▶ [The problem]: Collect all lines containing the word "matplotlib" from the data.

╭──

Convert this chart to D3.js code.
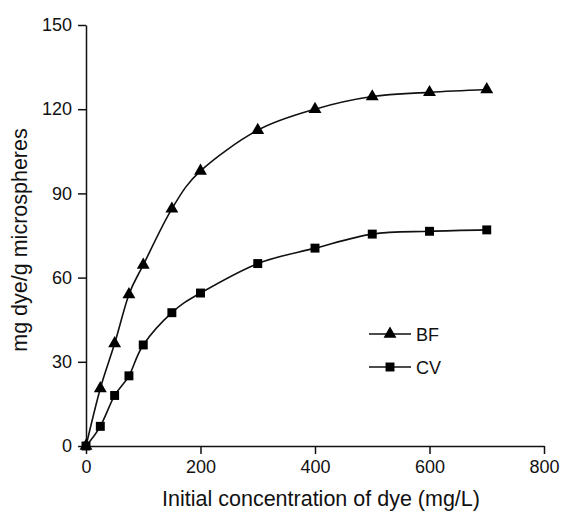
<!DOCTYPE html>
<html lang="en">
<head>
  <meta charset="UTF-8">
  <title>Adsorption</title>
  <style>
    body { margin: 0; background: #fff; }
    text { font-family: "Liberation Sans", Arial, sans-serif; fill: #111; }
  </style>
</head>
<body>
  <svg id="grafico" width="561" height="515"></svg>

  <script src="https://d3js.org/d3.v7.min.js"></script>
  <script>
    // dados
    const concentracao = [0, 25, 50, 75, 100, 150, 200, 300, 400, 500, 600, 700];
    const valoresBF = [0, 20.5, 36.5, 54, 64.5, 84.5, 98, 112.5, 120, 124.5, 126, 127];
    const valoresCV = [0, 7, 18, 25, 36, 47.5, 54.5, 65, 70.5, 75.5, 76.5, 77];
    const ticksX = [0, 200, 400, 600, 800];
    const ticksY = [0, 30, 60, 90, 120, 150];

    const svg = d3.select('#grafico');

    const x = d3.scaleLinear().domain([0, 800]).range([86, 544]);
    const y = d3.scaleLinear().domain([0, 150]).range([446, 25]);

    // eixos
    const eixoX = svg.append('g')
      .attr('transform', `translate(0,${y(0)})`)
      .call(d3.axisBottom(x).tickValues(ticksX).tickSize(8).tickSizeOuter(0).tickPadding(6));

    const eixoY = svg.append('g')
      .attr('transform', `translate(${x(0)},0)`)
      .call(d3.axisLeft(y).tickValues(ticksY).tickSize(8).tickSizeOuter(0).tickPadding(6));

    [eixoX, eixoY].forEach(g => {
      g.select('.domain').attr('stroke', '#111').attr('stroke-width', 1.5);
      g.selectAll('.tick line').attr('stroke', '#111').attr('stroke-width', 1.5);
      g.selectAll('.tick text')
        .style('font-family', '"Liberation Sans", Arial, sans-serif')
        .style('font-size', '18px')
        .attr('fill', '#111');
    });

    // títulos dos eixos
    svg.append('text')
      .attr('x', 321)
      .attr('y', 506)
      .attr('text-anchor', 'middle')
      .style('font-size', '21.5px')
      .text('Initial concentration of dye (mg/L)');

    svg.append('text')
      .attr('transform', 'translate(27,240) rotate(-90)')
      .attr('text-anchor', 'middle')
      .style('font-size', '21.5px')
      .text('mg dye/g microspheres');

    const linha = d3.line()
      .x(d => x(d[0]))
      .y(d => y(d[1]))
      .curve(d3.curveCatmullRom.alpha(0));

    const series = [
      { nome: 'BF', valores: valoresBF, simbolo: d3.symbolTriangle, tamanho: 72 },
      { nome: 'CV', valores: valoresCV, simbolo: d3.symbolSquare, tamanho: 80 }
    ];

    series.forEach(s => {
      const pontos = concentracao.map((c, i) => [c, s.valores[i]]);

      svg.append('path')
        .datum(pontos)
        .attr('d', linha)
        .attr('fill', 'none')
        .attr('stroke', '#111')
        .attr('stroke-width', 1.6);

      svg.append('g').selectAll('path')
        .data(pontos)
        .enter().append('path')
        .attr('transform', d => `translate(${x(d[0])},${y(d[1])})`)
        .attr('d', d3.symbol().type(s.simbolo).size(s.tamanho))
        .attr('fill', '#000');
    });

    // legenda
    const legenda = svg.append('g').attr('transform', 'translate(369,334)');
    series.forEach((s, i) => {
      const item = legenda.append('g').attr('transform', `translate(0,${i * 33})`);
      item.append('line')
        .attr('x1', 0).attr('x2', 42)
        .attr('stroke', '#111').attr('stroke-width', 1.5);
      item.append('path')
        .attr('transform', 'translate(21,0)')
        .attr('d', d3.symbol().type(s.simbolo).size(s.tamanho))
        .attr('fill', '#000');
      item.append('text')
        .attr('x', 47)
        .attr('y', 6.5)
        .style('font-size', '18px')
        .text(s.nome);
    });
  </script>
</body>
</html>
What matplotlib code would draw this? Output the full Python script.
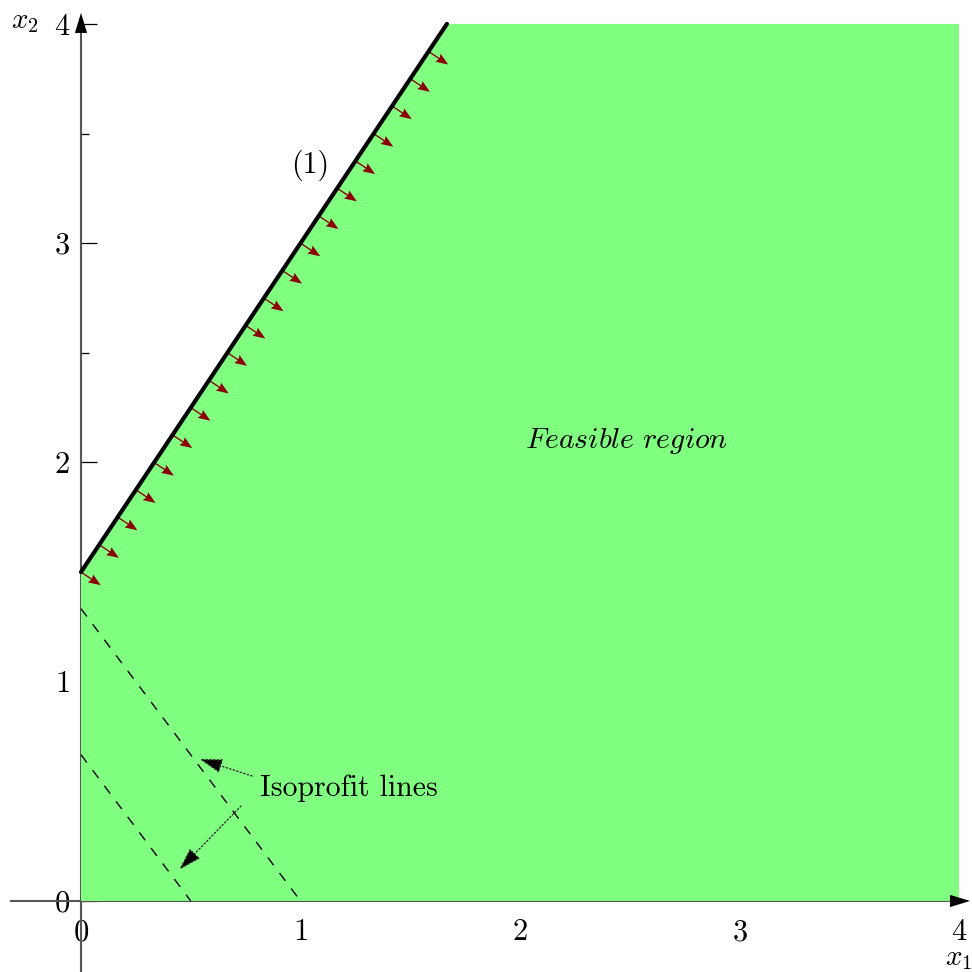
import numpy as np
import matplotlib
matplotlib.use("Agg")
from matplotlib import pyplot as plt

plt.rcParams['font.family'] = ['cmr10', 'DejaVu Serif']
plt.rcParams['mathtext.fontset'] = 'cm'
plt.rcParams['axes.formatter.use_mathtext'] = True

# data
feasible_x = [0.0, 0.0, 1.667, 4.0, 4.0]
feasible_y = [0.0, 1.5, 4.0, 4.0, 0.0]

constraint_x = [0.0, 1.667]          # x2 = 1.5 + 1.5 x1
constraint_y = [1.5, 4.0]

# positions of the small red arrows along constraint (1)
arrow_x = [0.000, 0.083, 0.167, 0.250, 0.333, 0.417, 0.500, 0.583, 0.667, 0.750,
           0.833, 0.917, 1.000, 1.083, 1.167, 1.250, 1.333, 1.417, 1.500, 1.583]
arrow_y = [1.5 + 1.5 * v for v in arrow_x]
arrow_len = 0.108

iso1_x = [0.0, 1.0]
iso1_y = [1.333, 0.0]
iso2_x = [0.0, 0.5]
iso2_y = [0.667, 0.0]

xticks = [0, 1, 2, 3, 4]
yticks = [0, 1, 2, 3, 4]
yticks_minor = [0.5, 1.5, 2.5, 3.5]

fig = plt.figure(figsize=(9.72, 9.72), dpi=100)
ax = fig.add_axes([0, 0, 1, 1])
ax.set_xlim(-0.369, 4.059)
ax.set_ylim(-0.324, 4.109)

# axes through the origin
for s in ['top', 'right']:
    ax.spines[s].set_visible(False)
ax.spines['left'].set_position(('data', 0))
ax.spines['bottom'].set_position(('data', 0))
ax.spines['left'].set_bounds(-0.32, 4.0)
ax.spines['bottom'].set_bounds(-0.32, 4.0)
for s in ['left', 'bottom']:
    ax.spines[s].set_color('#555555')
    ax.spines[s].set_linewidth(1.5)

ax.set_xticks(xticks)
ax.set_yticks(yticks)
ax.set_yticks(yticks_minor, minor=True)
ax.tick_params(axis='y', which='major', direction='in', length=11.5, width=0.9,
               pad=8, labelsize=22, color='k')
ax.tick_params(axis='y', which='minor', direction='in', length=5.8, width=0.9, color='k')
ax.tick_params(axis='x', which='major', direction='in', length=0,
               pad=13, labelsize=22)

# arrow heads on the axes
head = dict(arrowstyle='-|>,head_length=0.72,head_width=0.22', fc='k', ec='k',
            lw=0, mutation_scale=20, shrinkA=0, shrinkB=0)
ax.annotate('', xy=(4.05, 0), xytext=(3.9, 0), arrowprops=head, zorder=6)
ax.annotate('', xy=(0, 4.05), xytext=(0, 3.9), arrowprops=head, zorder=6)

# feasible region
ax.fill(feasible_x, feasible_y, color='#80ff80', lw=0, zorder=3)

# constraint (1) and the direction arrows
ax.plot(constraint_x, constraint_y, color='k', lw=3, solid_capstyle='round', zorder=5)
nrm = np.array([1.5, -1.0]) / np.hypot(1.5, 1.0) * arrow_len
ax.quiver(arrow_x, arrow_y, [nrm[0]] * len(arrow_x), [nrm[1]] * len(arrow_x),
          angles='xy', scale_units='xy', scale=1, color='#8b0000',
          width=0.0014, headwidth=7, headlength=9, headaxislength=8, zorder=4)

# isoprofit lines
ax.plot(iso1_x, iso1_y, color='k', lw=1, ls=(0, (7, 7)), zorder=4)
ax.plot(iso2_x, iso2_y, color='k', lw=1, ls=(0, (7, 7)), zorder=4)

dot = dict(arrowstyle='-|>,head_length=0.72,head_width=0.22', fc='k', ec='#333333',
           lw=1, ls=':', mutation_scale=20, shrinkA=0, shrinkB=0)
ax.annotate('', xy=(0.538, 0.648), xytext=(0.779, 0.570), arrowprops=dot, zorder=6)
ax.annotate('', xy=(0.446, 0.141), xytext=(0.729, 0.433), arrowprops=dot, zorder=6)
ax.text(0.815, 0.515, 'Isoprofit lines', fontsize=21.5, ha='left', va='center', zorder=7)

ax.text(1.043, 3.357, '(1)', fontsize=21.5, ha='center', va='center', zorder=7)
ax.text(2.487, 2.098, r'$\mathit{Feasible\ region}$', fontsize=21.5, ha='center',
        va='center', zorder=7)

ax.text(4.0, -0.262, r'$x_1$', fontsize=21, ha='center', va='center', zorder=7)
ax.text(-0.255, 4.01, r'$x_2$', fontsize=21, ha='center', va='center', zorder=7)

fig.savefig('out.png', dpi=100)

╰──

▶ [Exercise solution]:
What matplotlib code would draw this? Output the full Python script.
import matplotlib
matplotlib.use("Agg")
from matplotlib import pyplot as plt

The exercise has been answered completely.